Sure, this team still has improvement to make, but I think it is safe to say they are in a better place than they were last season.

TEAM MVP: Jason Kipnis (2B) — The Indians’ second baseman is at or near the top of every hitting category for the Indians. Kipnis has played in 84 games this season, with 13 home runs, but more importantly 96 hits (23 doubles, three triples) and 57 RBIs. He’s walked 45 times and stolen 21 bases. Not to mention he’s batting .301 with an OPS of .897 and OBP of .514.

Heading into the season, I think it is safe to say the Kansas City Royals and their fans had higher expectations than what they’ve seen on the field this season, right?

Being in the division they are in, there is no reason for the Royals not to get to .500 before the season is complete, but do I see them being a threat to win the division? Not at all.

The Royals are currently led in BA by Eric Hosmer at .285 by players who have played in at least 50 games, but their All-Stars this year will be Salvador Perez, Alex Gordon and just-named All-Star Greg Holland.

Holland has 22 saves this season (24 opportunities), with 15 straight. His overall ERA is 1.82 with 60 strikeouts in 35 innings.

The Royals are trying to build competitive organization with not only the aforementioned players mentioned, but with this season’s pickup of James Shields, who isn’t producing as well as he’s capable of doing.

There is an improved future with the Royals, but before they can get a better grade, they need to improve with their overall win-loss record.

Team MVP: Greg Holland (P) — With his stats saying all that needs to be said, Holland is one big piece already in place as the Royals continue to assemble a competitive team to fend off the Tigers for a division title or wildcard spot.

I know the Minnesota Twins are in worse times than they are used to, but this season, have they really taken a step forward to where they used to be in the Central? I don’t see it.

Even with Joe Mauer and Justin Morneau playing in a combined 174 games, they are still 15 games under the .500 mark and 12 games out of first in the division.

Glen Perkins has been a bright spot for the Twins, as the All-Star selection has converted 21 of 23 saves in 34.2 innings pitched. He has an ERA of 1.82 with seven earned runs and 47 strikeouts.

Still, when a team has under 40 wins at this point of the season (39-53), especially when they were 36-51 at this point of the season last year, a season where they went 66-96 overall, it is tough to give them praise. They last had a winning season in ’10 where they were 94-68, but the trend we’ve seen the past three seasons is far, far away from that season.

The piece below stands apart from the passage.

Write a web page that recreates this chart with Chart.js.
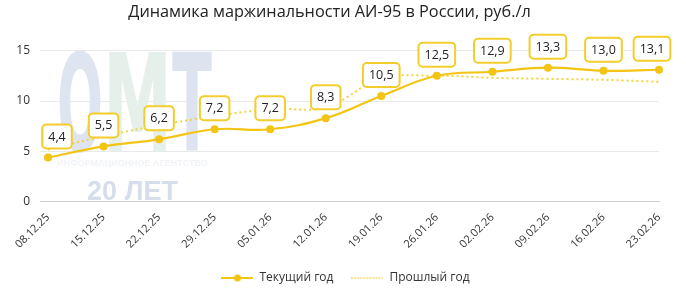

Team MVP: Joe Mauer (C) — A veteran of the Twins, Mauer has stayed healthy this season, leading the team in BA at .320 and runs with 50. He’s back in the All-Star game … now the team needs to put it all together to improve in the standings.

It is safe to say I’ve watched 90 percent of the Chicago White Sox games this season, and it hasn’t been that enjoyable as a baseball fan. They’ve had their moments, few and far between, but this team is about to become a fire sale because it is time for the club to start over and fix their farm system, as any hopes of the postseason are pretty much over.

It is time for the Sox to get younger and trade the veterans who can bring in the top talent they are badly lacking, as the sale has already begun with the trade of veteran reliever Matt Thornton.

This team should have begun the rebuilding process earlier, because they certainly aren’t playing like the same team (most of the players were on the squad in ’12) that took the Detroit Tigers to the ropes for the division title last season, but the one positive about this season is getting to see the younger players start getting their chance in the majors.

Team MVP: Chris Sale (P) — He’s an All-Star selection with very little run support at times this season. He’s pitched better than his 6-8 record. Sale has a 2.85 ERA in 17 starts (120 IP) with 131 strikeouts, while holding his opponents to a .213 BA. Sale’s WHIP is 1.01. In his last 10 starts, he’s 3-6 with a 2.48 ERA … you do the math.